*Do this*: Extract word for word the lines of the listing from its start to the line holding "import * as", both ends kept; pictures are not part of the copy.
────────────────────────────────────────
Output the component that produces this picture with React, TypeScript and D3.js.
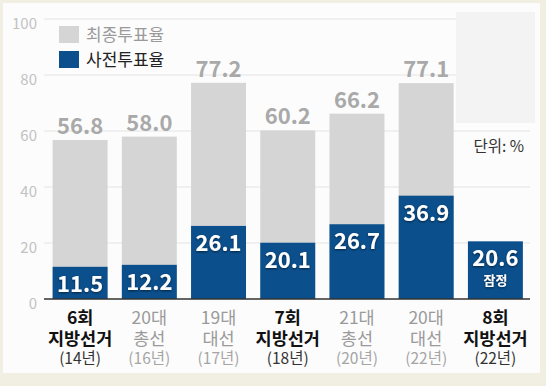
import React from "react";
import * as d3 from "d3";

const line1 = ["6회", "20대", "19대", "7회", "21대", "20대", "8회"];
const line2 = ["지방선거", "총선", "대선", "지방선거", "총선", "대선", "지방선거"];
const line3 = ["(14년)", "(16년)", "(17년)", "(18년)", "(20년)", "(22년)", "(22년)"];
const finalRate: (number | null)[] = [56.8, 58.0, 77.2, 60.2, 66.2, 77.1, null];
const earlyRate = [11.5, 12.2, 26.1, 20.1, 26.7, 36.9, 20.6];
const highlight = [true, false, false, true, false, false, true];
const yTicks = [0, 20, 40, 60, 80, 100];
const legendLabels = ["최종투표율", "사전투표율"];
const unitLabel = "단위: %";
const provisional = "잠정";

const W = 546;
const H = 386;
const FONT = "'Noto Sans CJK KR', 'Noto Sans', sans-serif";
const GREY = "#d5d5d5";
const BLUE = "#0b4f8c";

export default function App() {
  const x = d3
    .scaleBand<number>()
    .domain(d3.range(line1.length))
    .range([45.5, 530])
    .paddingInner(0.206)
    .paddingOuter(0.103);
  const y = d3.scaleLinear().domain([0, 100]).range([299, 19]);
  const bw = x.bandwidth();

  return (
    <svg
      width={W}
      height={H}
      style={{ position: "absolute", left: 0, top: 0 }}
      fontFamily={FONT}
    >
      <defs>
        <filter id="ts" x="-20%" y="-20%" width="140%" height="160%">
          <feDropShadow dx="0" dy="1" stdDeviation="1.2" floodColor="#000" floodOpacity="0.55" />
        </filter>
      </defs>
      <rect x={0} y={0} width={W} height={H} fill="#f1eee2" />
      <rect x={3} y={3} width={537} height={370} fill="#fcfcfc" />

      {/* grid */}
      {yTicks.map((t) => (
        <g key={t}>
          {t > 0 && (
            <line x1={44} x2={530} y1={y(t)} y2={y(t)} stroke="#e4e4e4" strokeWidth={1} />
          )}
          <text
            x={37}
            y={y(t) + 10}
            textAnchor="end"
            fontSize={15}
            fill="#c2c2c2"
          >
            {t}
          </text>
        </g>
      ))}

      {/* unit box */}
      <rect x={456} y={12} width={79} height={111} fill="#f3f3f3" />
      <text x={524} y={152} textAnchor="end" fontSize={15.5} fill="#333">
        {unitLabel}
      </text>

      {/* bars */}
      {line1.map((_, i) => {
        const x0 = x(i)!;
        const cx = x0 + bw / 2;
        const f = finalRate[i];
        const e = earlyRate[i];
        const hl = highlight[i];
        return (
          <g key={i}>
            {f !== null && (
              <>
                <rect x={x0} y={y(f)} width={bw} height={y(0) - y(f)} fill={GREY} />
                <text
                  x={cx}
                  y={y(f) - 6}
                  textAnchor="middle"
                  fontSize={22}
                  fontWeight={700}
                  fill="#a9a9a9"
                >
                  {f.toFixed(1)}
                </text>
              </>
            )}
            <rect x={x0} y={y(e)} width={bw} height={y(0) - y(e)} fill={BLUE} />
            <text
              x={cx}
              y={y(e) + 25}
              textAnchor="middle"
              fontSize={22}
              fontWeight={700}
              fill="#fff"
              filter="url(#ts)"
            >
              {e.toFixed(1)}
            </text>
            {f === null && (
              <text
                x={cx}
                y={y(e) + 44}
                textAnchor="middle"
                fontSize={13}
                fontWeight={700}
                fill="#fff"
                filter="url(#ts)"
              >
                {provisional}
              </text>
            )}
            <text textAnchor="middle">
              <tspan
                x={cx}
                y={324}
                fontSize={17.5}
                fontWeight={hl ? 700 : 400}
                fill={hl ? "#111" : "#9a9a9a"}
              >
                {line1[i]}
              </tspan>
              <tspan
                x={cx}
                y={345}
                fontSize={17.5}
                fontWeight={hl ? 700 : 400}
                fill={hl ? "#111" : "#9a9a9a"}
              >
                {line2[i]}
              </tspan>
              <tspan
                x={cx}
                y={364}
                fontSize={15.5}
                fill={hl ? "#333" : "#a5a5a5"}
              >
                {line3[i]}
              </tspan>
            </text>
          </g>
        );
      })}

      {/* baseline */}
      <line x1={44} x2={530} y1={y(0)} y2={y(0)} stroke="#333" strokeWidth={1.5} />

      {/* legend */}
      <rect x={59} y={26} width={20} height={17} fill={GREY} />
      <text x={86} y={41} fontSize={17} fill="#9a9a9a">
        {legendLabels[0]}
      </text>
      <rect x={59} y={51} width={20} height={17} fill={BLUE} />
      <text x={86} y={66} fontSize={17} fill="#222">
        {legendLabels[1]}
      </text>
    </svg>
  );
}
────────────────────────────────────────
*Final answer*:
Output the component that produces this picture with React, TypeScript and D3.js.
import React from "react";
import * as d3 from "d3";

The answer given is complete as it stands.